• _Given request_:
Write the lines out again, from the top of the material to the line containing "const eMinusOne = [1.71828, 1.71828];", pictures excluded.

-*-

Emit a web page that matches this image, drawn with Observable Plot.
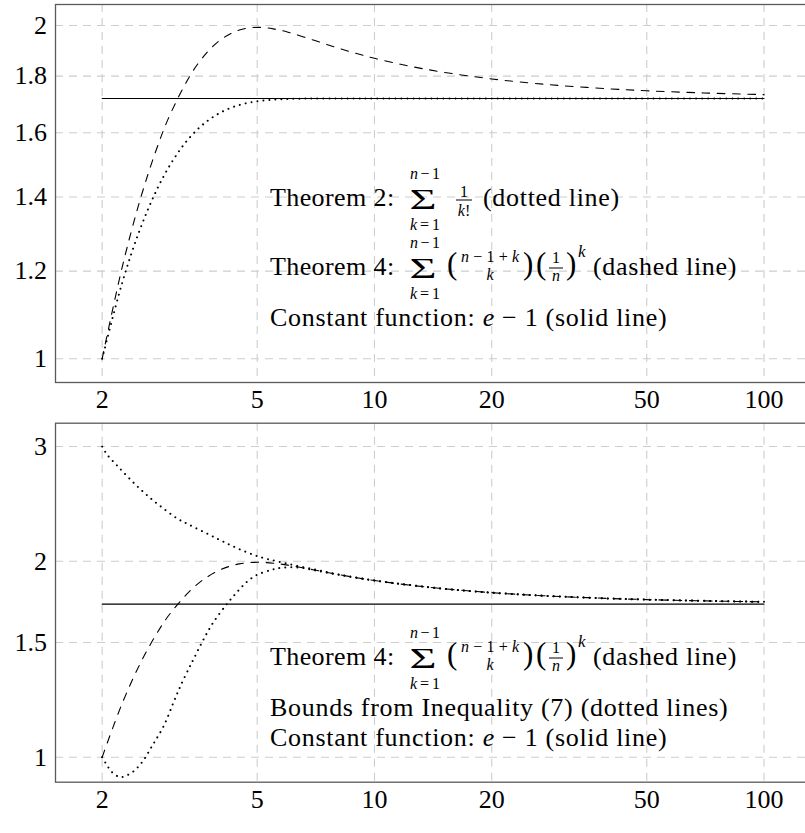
<!DOCTYPE html>
<html><head><meta charset="utf-8">
<script src="https://cdn.jsdelivr.net/npm/d3@7"></script>
<script src="https://cdn.jsdelivr.net/npm/@observablehq/plot@0.6"></script>
<style>
html,body{margin:0;padding:0;background:#fff;overflow:hidden;}
#wrap{width:805px;height:833px;overflow:hidden;position:relative;background:#fff;}
#wrap svg{display:block;max-width:none !important;}
</style></head><body><div id="wrap"></div>
<script>
// ---- data ----
const xTicks = [2, 5, 10, 20, 50, 100];
const yTicksTop = [1, 1.2, 1.4, 1.6, 1.8, 2];
const yTicksBottom = [1, 1.5, 2, 3];

// Theorem 2 (dotted, top panel)
const nTheorem2 = [2, 2.25, 2.5, 2.75, 3, 3.25, 3.5, 3.75, 4, 4.25, 4.5, 4.75, 5, 5.25, 5.5, 5.75, 6, 6.5, 7, 8, 9, 10, 20, 50, 100];
const theorem2 = [1, 1.17050, 1.30822, 1.41662, 1.5, 1.56277, 1.60912, 1.64272, 1.66667, 1.68347, 1.69509, 1.70301, 1.70833, 1.71187, 1.71420, 1.71570, 1.71667, 1.71767, 1.71806, 1.71825, 1.71828, 1.71828, 1.71828, 1.71828, 1.71828];

// Theorem 4 (dashed, both panels)
const nTheorem4 = [2, 2.25, 2.5, 2.75, 3, 3.5, 4, 4.5, 5, 5.5, 6, 7, 8, 9, 10, 12, 15, 20, 25, 30, 40, 50, 70, 100];
const theorem4 = [1, 1.2087, 1.3897, 1.5421, 1.6667, 1.8413, 1.9375, 1.9809, 1.9920, 1.9859, 1.9722, 1.9391, 1.9098, 1.8864, 1.8680, 1.8409, 1.8148, 1.7895, 1.7747, 1.7650, 1.7531, 1.7460, 1.7380, 1.7320];

// Constant e - 1 (solid)
const nConstant = [2, 100];
const eMinusOne = [1.71828, 1.71828];

// Bounds from Inequality (7) (dotted, bottom panel)
const nUpper = [2, 2.06, 2.185, 2.364, 2.584, 2.823, 3.116, 3.337, 3.684, 3.985, 4.27, 4.62, 5, 5.355, 6, 7, 8, 10, 15, 20, 30, 50, 100];
const upperBound = [3.0, 2.915, 2.804, 2.669, 2.537, 2.429, 2.326, 2.277, 2.211, 2.160, 2.117, 2.073, 2.036, 2.013, 1.981, 1.943, 1.911, 1.8685, 1.8150, 1.7897, 1.7651, 1.7461, 1.7321];
const nLower = [2, 2.06, 2.12, 2.23, 2.39, 2.53, 2.69, 2.88, 3.05, 3.18, 3.35, 3.44, 3.61, 3.83, 4.19, 4.44, 4.71, 5, 5.41, 5.63, 6, 6.5, 7, 8, 10, 15, 20, 30, 50, 100];
const lowerBound = [1, 0.971, 0.9485, 0.932, 0.9485, 0.982, 1.042, 1.118, 1.214, 1.288, 1.374, 1.418, 1.502, 1.600, 1.722, 1.793, 1.860, 1.906, 1.938, 1.950, 1.957, 1.954, 1.937, 1.908, 1.8675, 1.8146, 1.7893, 1.7649, 1.7459, 1.7319];

// ---- styles / scales ----
const FONT = "'Liberation Serif','Times New Roman',serif";
const GRID = {stroke: "#cdcdcd", strokeOpacity: 1, strokeWidth: 1.1, strokeDasharray: "8,6"};
const DASHED = {stroke: "black", strokeWidth: 1.1, strokeDasharray: "7.6,7.6"};
const DOTTED = {stroke: "black", strokeWidth: 2, strokeDasharray: "0.01,6", strokeLinecap: "round"};
const SOLID = {stroke: "black", strokeWidth: 1.1};
const xDomain = [1.518, 131.6];
const yDomainTop = [0.9519, 2.089];
const yDomainBottom = [0.9154, 3.258];

const rows = (ns, vs) => ns.map((n, i) => ({n, v: vs[i]}));
const line = (ns, vs, style) => Plot.line(rows(ns, vs), {x: "n", y: "v", curve: "catmull-rom", ...style});

function panel({height, marginTop, marginBottom, yDomain, yTicks, lines}) {
  return Plot.plot({
    width: 815, height,
    marginLeft: 55, marginRight: 5, marginTop, marginBottom,
    style: {fontFamily: FONT, fontSize: "26px", color: "black", background: "white", maxWidth: "none"},
    x: {type: "log", domain: xDomain, ticks: xTicks, tickFormat: d => String(d), tickSize: 0, tickPadding: 7.5, label: null},
    y: {type: "log", domain: yDomain, ticks: yTicks, tickFormat: d => String(d), tickSize: 0, tickPadding: 8.5, label: null},
    marks: [
      Plot.ruleX(xTicks, GRID),
      Plot.ruleY(yTicks, GRID),
      ...lines,
      Plot.frame({stroke: "#5a5a5a", strokeWidth: 1.3})
    ]
  });
}

// ---- annotation helpers (real text) ----
function addText(g, x, y, parts, o = {}) {
  const t = g.append("text").attr("x", x).attr("y", y)
    .attr("font-size", o.size ?? 26)
    .attr("text-anchor", o.anchor ?? "start")
    .style("white-space", "pre");
  if (o.ls) t.style("letter-spacing", o.ls + "px");
  if (o.len) t.attr("textLength", o.len).attr("lengthAdjust", o.adjust ?? "spacing");
  (typeof parts === "string" ? [[parts]] : parts).forEach(([s, it]) => {
    const sp = t.append("tspan").text(s);
    if (it) sp.attr("font-style", "italic");
  });
  return t;
}
function bar(g, x1, x2, y) {
  g.append("line").attr("x1", x1).attr("x2", x2).attr("y1", y).attr("y2", y)
    .attr("stroke", "black").attr("stroke-width", 1);
}
function sumSign(g, cx, B) {
  addText(g, cx - 13.5, B + 3, "Σ", {size: 30, len: 27, adjust: "spacingAndGlyphs"});
  addText(g, cx + 2, B - 27, [["n", 1], ["−1"]], {size: 16, anchor: "middle", len: 30});
  addText(g, cx + 2, B + 24, [["k", 1], ["=1"]], {size: 16, anchor: "middle", len: 30});
}
function theorem2Row(g, B) {
  addText(g, 270, B, "Theorem 2:", {ls: 0.4});
  sumSign(g, 423, B);
  addText(g, 464, B - 9, "1", {size: 16, anchor: "middle"});
  bar(g, 456, 472, B - 5.5);
  addText(g, 464, B + 10, [["k", 1], ["!"]], {size: 16, anchor: "middle"});
  addText(g, 483, B, "(dotted line)", {ls: 0.7});
}
function theorem4Row(g, B) {
  addText(g, 270, B, "Theorem 4:", {ls: 0.4});
  sumSign(g, 423, B);
  addText(g, 447, B - 1, "(", {size: 31});
  addText(g, 490, B - 12.5, [["n", 1], ["−1+"], ["k", 1]], {size: 16, anchor: "middle", len: 58});
  addText(g, 490, B + 5.5, [["k", 1]], {size: 16, anchor: "middle"});
  addText(g, 523, B - 1, ")", {size: 31});
  addText(g, 536, B - 1, "(", {size: 31});
  addText(g, 556, B - 12, "1", {size: 16, anchor: "middle"});
  bar(g, 549, 563, B - 6.5);
  addText(g, 556, B + 6, [["n", 1]], {size: 16, anchor: "middle"});
  addText(g, 566, B - 1, ")", {size: 31});
  addText(g, 578, B - 18, [["k", 1]], {size: 17});
  addText(g, 593, B, "(dashed line)", {ls: 0.7});
}
const constantText = [["Constant function: "], ["e", 1], [" − 1 (solid line)"]];
const boundsText = "Bounds from Inequality (7) (dotted lines)";

// ---- top panel ----
const topSvg = panel({
  height: 420, marginTop: 4, marginBottom: 38,
  yDomain: yDomainTop, yTicks: yTicksTop,
  lines: [
    line(nConstant, eMinusOne, SOLID),
    line(nTheorem2, theorem2, DOTTED),
    line(nTheorem4, theorem4, DASHED)
  ]
});
const gTop = d3.select(topSvg).append("g").attr("font-family", FONT).attr("fill", "black");
theorem2Row(gTop, 205.5);
theorem4Row(gTop, 274.5);
addText(gTop, 270, 325.5, constantText, {ls: 0.7});

// ---- bottom panel ----
const bottomSvg = panel({
  height: 413, marginTop: 2.7, marginBottom: 51.3,
  yDomain: yDomainBottom, yTicks: yTicksBottom,
  lines: [
    line(nConstant, eMinusOne, SOLID),
    line(nUpper, upperBound, DOTTED),
    line(nLower, lowerBound, DOTTED),
    line(nTheorem4, theorem4, DASHED)
  ]
});
const gBot = d3.select(bottomSvg).append("g").attr("font-family", FONT).attr("fill", "black");
theorem4Row(gBot, 244.5);
addText(gBot, 270, 295.5, boundsText, {ls: 0.7});
addText(gBot, 270, 325.5, constantText, {ls: 0.7});

const wrap = document.getElementById("wrap");
wrap.appendChild(topSvg);
wrap.appendChild(bottomSvg);
</script>
</body></html>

-*-

• _Answer_:
Emit a web page that matches this image, drawn with Observable Plot.
<!DOCTYPE html>
<html><head><meta charset="utf-8">
<script src="https://cdn.jsdelivr.net/npm/d3@7"></script>
<script src="https://cdn.jsdelivr.net/npm/@observablehq/plot@0.6"></script>
<style>
html,body{margin:0;padding:0;background:#fff;overflow:hidden;}
#wrap{width:805px;height:833px;overflow:hidden;position:relative;background:#fff;}
#wrap svg{display:block;max-width:none !important;}
</style></head><body><div id="wrap"></div>
<script>
// ---- data ----
const xTicks = [2, 5, 10, 20, 50, 100];
const yTicksTop = [1, 1.2, 1.4, 1.6, 1.8, 2];
const yTicksBottom = [1, 1.5, 2, 3];

// Theorem 2 (dotted, top panel)
const nTheorem2 = [2, 2.25, 2.5, 2.75, 3, 3.25, 3.5, 3.75, 4, 4.25, 4.5, 4.75, 5, 5.25, 5.5, 5.75, 6, 6.5, 7, 8, 9, 10, 20, 50, 100];
const theorem2 = [1, 1.17050, 1.30822, 1.41662, 1.5, 1.56277, 1.60912, 1.64272, 1.66667, 1.68347, 1.69509, 1.70301, 1.70833, 1.71187, 1.71420, 1.71570, 1.71667, 1.71767, 1.71806, 1.71825, 1.71828, 1.71828, 1.71828, 1.71828, 1.71828];

// Theorem 4 (dashed, both panels)
const nTheorem4 = [2, 2.25, 2.5, 2.75, 3, 3.5, 4, 4.5, 5, 5.5, 6, 7, 8, 9, 10, 12, 15, 20, 25, 30, 40, 50, 70, 100];
const theorem4 = [1, 1.2087, 1.3897, 1.5421, 1.6667, 1.8413, 1.9375, 1.9809, 1.9920, 1.9859, 1.9722, 1.9391, 1.9098, 1.8864, 1.8680, 1.8409, 1.8148, 1.7895, 1.7747, 1.7650, 1.7531, 1.7460, 1.7380, 1.7320];

// Constant e - 1 (solid)
const nConstant = [2, 100];
const eMinusOne = [1.71828, 1.71828];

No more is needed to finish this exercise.